= Data lines =
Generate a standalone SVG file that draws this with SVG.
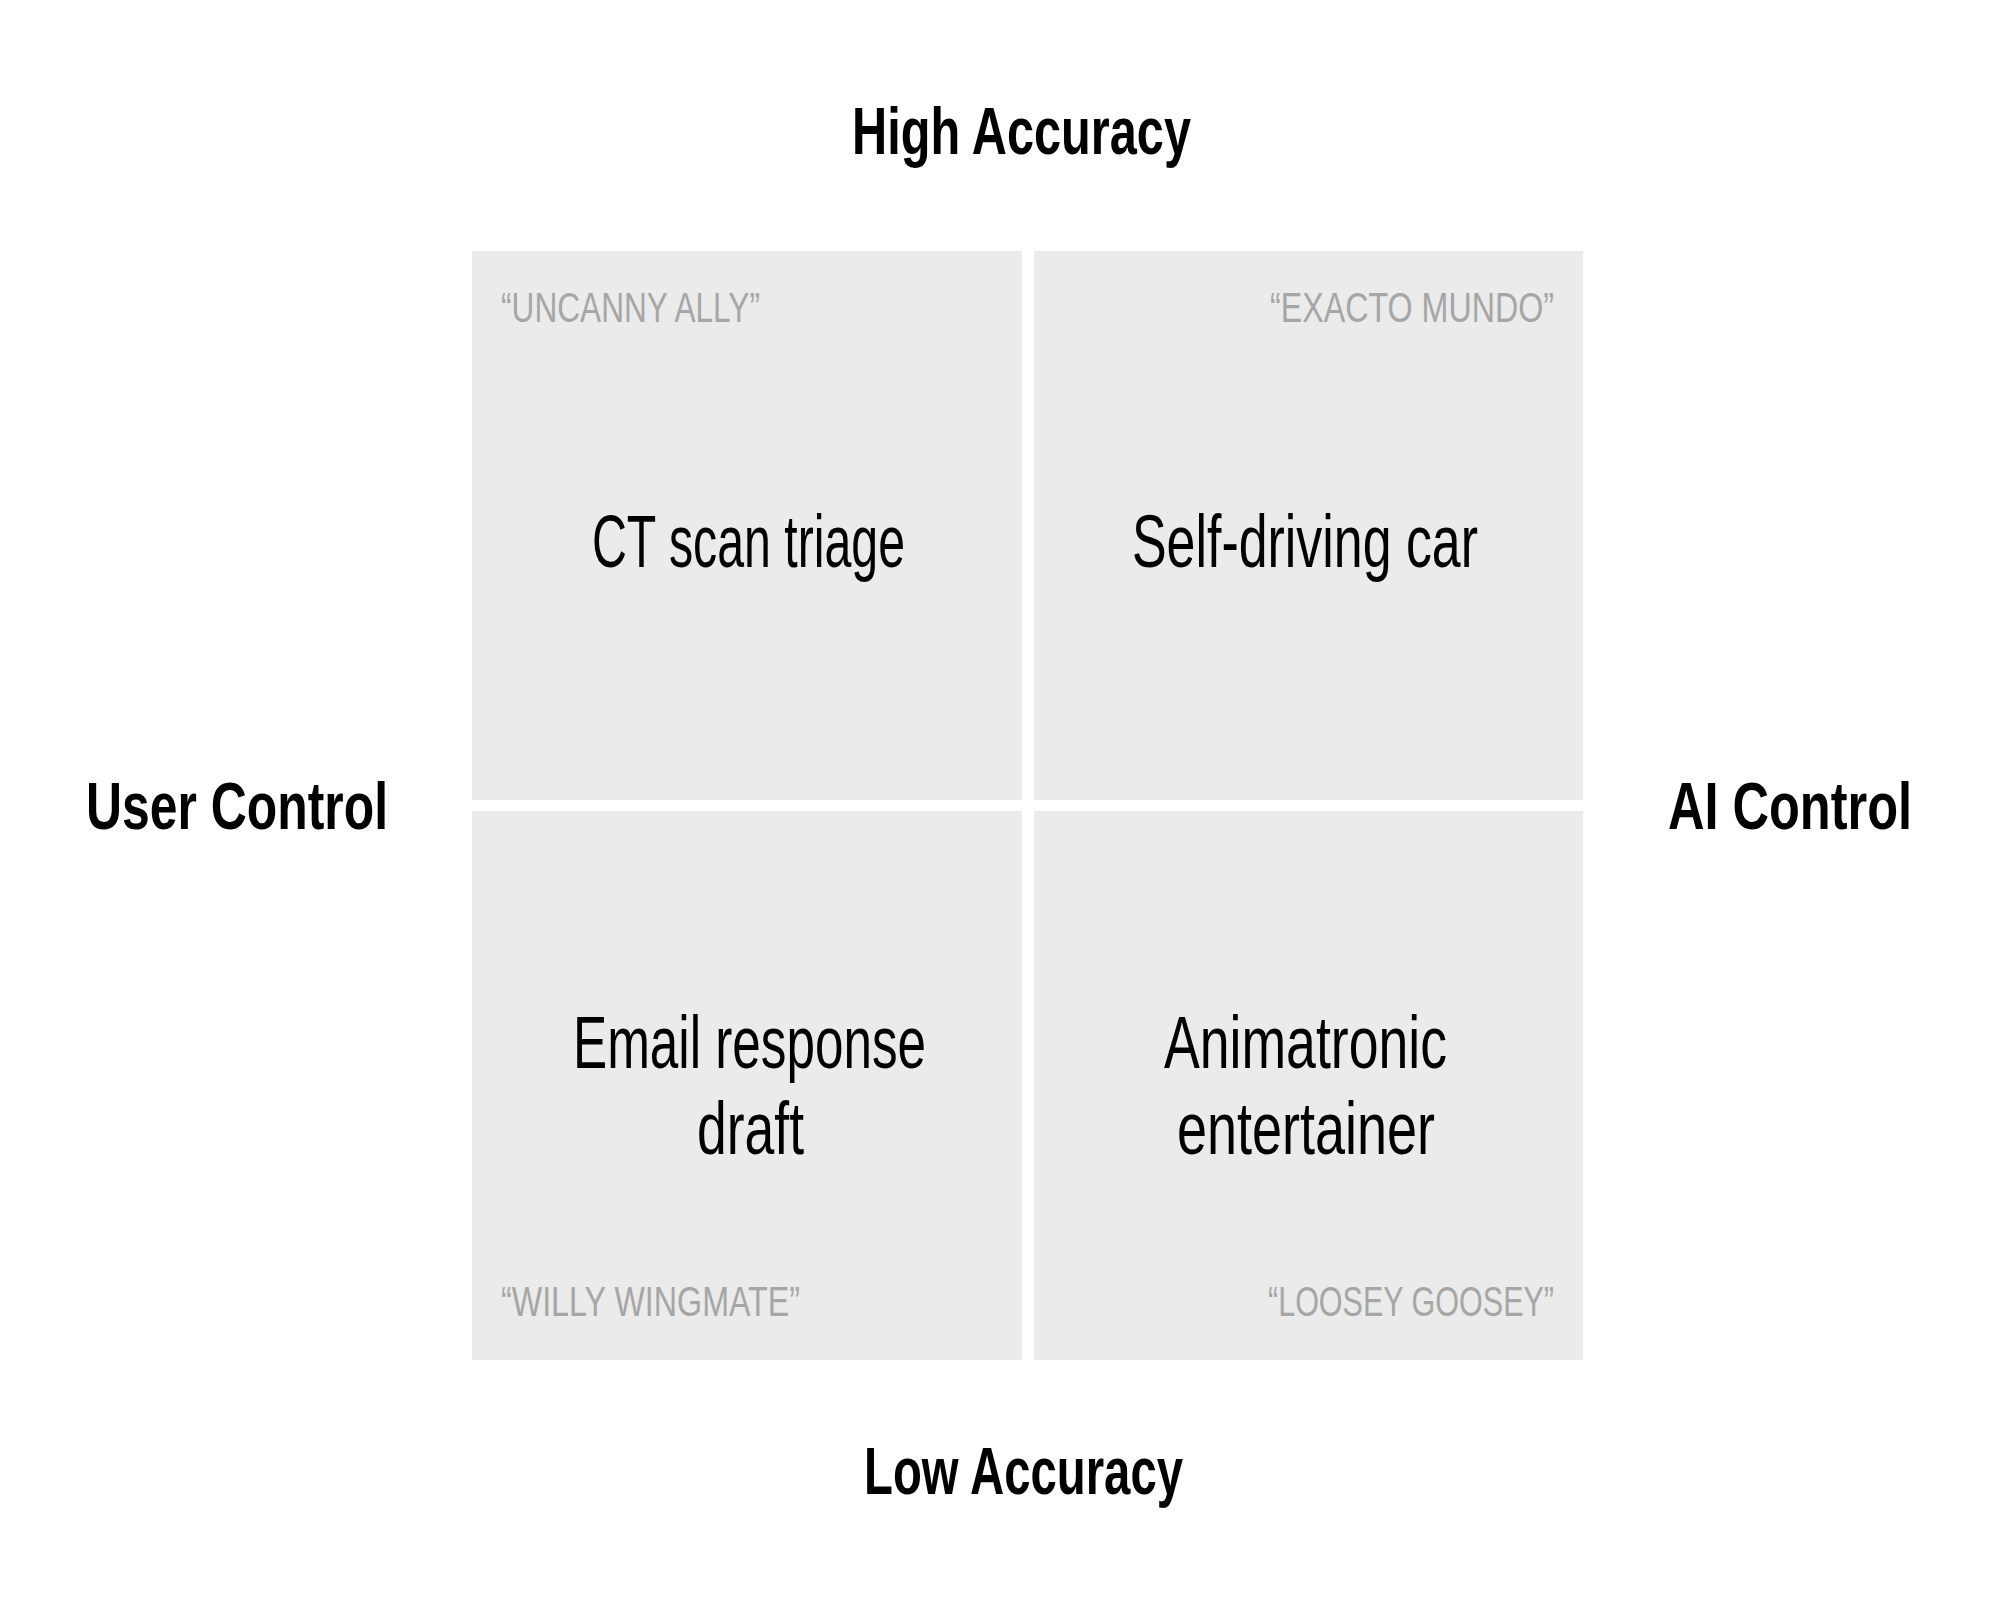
<svg xmlns="http://www.w3.org/2000/svg" width="1999" height="1599" viewBox="0 0 1999 1599">
<style>
.box{fill:#ebebeb}
.axis{font-family:"Liberation Sans Narrow","Liberation Sans","DejaVu Sans",sans-serif;font-weight:bold;font-size:67px;fill:#000}
.main{font-family:"Liberation Sans Narrow","Liberation Sans","DejaVu Sans",sans-serif;font-size:74px;fill:#000}
.tag{font-family:"Liberation Sans Narrow","Liberation Sans","DejaVu Sans",sans-serif;font-size:43px;fill:#a6a6a6}
</style>
<rect width="1999" height="1599" fill="#ffffff"/>
<g id="axis-high"><text class="axis" x="852" y="154" textLength="339" lengthAdjust="spacingAndGlyphs">High Accuracy</text></g>
<g id="axis-low"><text class="axis" x="864" y="1494" textLength="319" lengthAdjust="spacingAndGlyphs">Low Accuracy</text></g>
<g id="axis-user"><text class="axis" x="86" y="829" textLength="302" lengthAdjust="spacingAndGlyphs">User Control</text></g>
<g id="axis-ai"><text class="axis" x="1668" y="829" textLength="244" lengthAdjust="spacingAndGlyphs">AI Control</text></g>
<g id="q-uncanny">
<rect class="box" x="472" y="251" width="550" height="549"/>
<text class="tag" x="501" y="322" textLength="259" lengthAdjust="spacingAndGlyphs">“UNCANNY ALLY”</text>
<text class="main" x="592" y="567" textLength="313" lengthAdjust="spacingAndGlyphs">CT scan triage</text>
</g>
<g id="q-exacto">
<rect class="box" x="1034" y="251" width="549" height="549"/>
<text class="tag" x="1270" y="322" textLength="284" lengthAdjust="spacingAndGlyphs">“EXACTO MUNDO”</text>
<text class="main" x="1132" y="567" textLength="346" lengthAdjust="spacingAndGlyphs">Self-driving car</text>
</g>
<g id="q-willy">
<rect class="box" x="472" y="811" width="550" height="549"/>
<text class="main" x="573" y="1068" textLength="353" lengthAdjust="spacingAndGlyphs">Email response</text>
<text class="main" x="697" y="1154" textLength="107" lengthAdjust="spacingAndGlyphs">draft</text>
<text class="tag" x="501" y="1316" textLength="299" lengthAdjust="spacingAndGlyphs">“WILLY WINGMATE”</text>
</g>
<g id="q-loosey">
<rect class="box" x="1034" y="811" width="549" height="549"/>
<text class="main" x="1164" y="1068" textLength="283" lengthAdjust="spacingAndGlyphs">Animatronic</text>
<text class="main" x="1177" y="1154" textLength="258" lengthAdjust="spacingAndGlyphs">entertainer</text>
<text class="tag" x="1268" y="1316" textLength="286" lengthAdjust="spacingAndGlyphs">“LOOSEY GOOSEY”</text>
</g>
</svg>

= Task =
Your task is to reproduce all of the material exactly. The pictures stay out.

= Output below =
Generate a standalone SVG file that draws this with SVG.
<svg xmlns="http://www.w3.org/2000/svg" width="1999" height="1599" viewBox="0 0 1999 1599">
<style>
.box{fill:#ebebeb}
.axis{font-family:"Liberation Sans Narrow","Liberation Sans","DejaVu Sans",sans-serif;font-weight:bold;font-size:67px;fill:#000}
.main{font-family:"Liberation Sans Narrow","Liberation Sans","DejaVu Sans",sans-serif;font-size:74px;fill:#000}
.tag{font-family:"Liberation Sans Narrow","Liberation Sans","DejaVu Sans",sans-serif;font-size:43px;fill:#a6a6a6}
</style>
<rect width="1999" height="1599" fill="#ffffff"/>
<g id="axis-high"><text class="axis" x="852" y="154" textLength="339" lengthAdjust="spacingAndGlyphs">High Accuracy</text></g>
<g id="axis-low"><text class="axis" x="864" y="1494" textLength="319" lengthAdjust="spacingAndGlyphs">Low Accuracy</text></g>
<g id="axis-user"><text class="axis" x="86" y="829" textLength="302" lengthAdjust="spacingAndGlyphs">User Control</text></g>
<g id="axis-ai"><text class="axis" x="1668" y="829" textLength="244" lengthAdjust="spacingAndGlyphs">AI Control</text></g>
<g id="q-uncanny">
<rect class="box" x="472" y="251" width="550" height="549"/>
<text class="tag" x="501" y="322" textLength="259" lengthAdjust="spacingAndGlyphs">“UNCANNY ALLY”</text>
<text class="main" x="592" y="567" textLength="313" lengthAdjust="spacingAndGlyphs">CT scan triage</text>
</g>
<g id="q-exacto">
<rect class="box" x="1034" y="251" width="549" height="549"/>
<text class="tag" x="1270" y="322" textLength="284" lengthAdjust="spacingAndGlyphs">“EXACTO MUNDO”</text>
<text class="main" x="1132" y="567" textLength="346" lengthAdjust="spacingAndGlyphs">Self-driving car</text>
</g>
<g id="q-willy">
<rect class="box" x="472" y="811" width="550" height="549"/>
<text class="main" x="573" y="1068" textLength="353" lengthAdjust="spacingAndGlyphs">Email response</text>
<text class="main" x="697" y="1154" textLength="107" lengthAdjust="spacingAndGlyphs">draft</text>
<text class="tag" x="501" y="1316" textLength="299" lengthAdjust="spacingAndGlyphs">“WILLY WINGMATE”</text>
</g>
<g id="q-loosey">
<rect class="box" x="1034" y="811" width="549" height="549"/>
<text class="main" x="1164" y="1068" textLength="283" lengthAdjust="spacingAndGlyphs">Animatronic</text>
<text class="main" x="1177" y="1154" textLength="258" lengthAdjust="spacingAndGlyphs">entertainer</text>
<text class="tag" x="1268" y="1316" textLength="286" lengthAdjust="spacingAndGlyphs">“LOOSEY GOOSEY”</text>
</g>
</svg>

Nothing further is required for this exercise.